If you would only be my publisher! Indeed, if we could be a firm together!
I have many times thought that `Lanier Brothers, Publishers',
might be a strong house, particularly as to the Southern States."
He then outlines his scheme in detail: they would need only an office,
a clerk and a porter, as they could have their printing done elsewhere.
He closes with a strong appeal to him to leave the South,
inasmuch as political conditions at that time seemed to render
the future of that section extremely doubtful.

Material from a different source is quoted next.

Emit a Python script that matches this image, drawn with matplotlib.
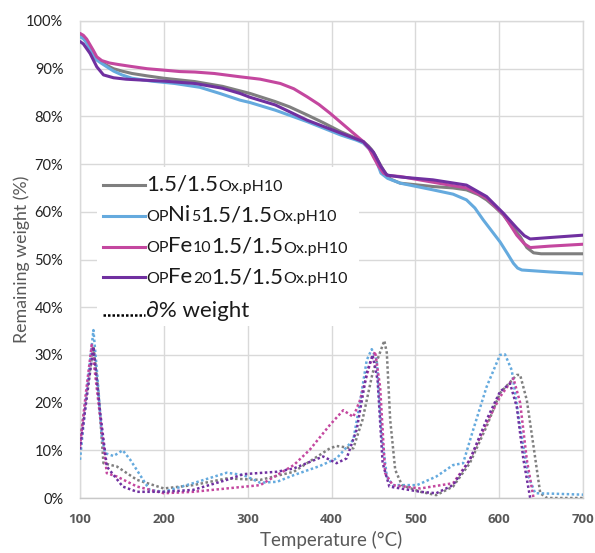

A still more noteworthy characteristic of Lanier's scholarship
is the modernness of his work. It is a striking fact that every subject
he wrote about has more and more engaged the attention of scholars
since his time. One may not agree with any of his ideas,
and may be convinced of the superficiality of his treatment of literature,
but there is no question of the insight manifested by him
in seizing upon those subjects that have been of notable interest
to recent scholars. When he lectured about Shakespeare, for instance,
he did not indulge in any of the moralizing that had been
characteristic of German commentators. On the other hand,
he put himself in thorough accord with the work outlined
by Dr. Furnivall and his fellow workers in their efforts
to study and interpret Shakespeare as a whole. "The first necessity,"
said Dr. Furnivall in the introduction to the Leopold Shakespeare (1877),
"is to regard Shakespeare as a whole, his works as a living organism,
each a member of one created unity, the whole a tree of healing and of comfort
to the nations, a growth from small beginnings to mighty ends.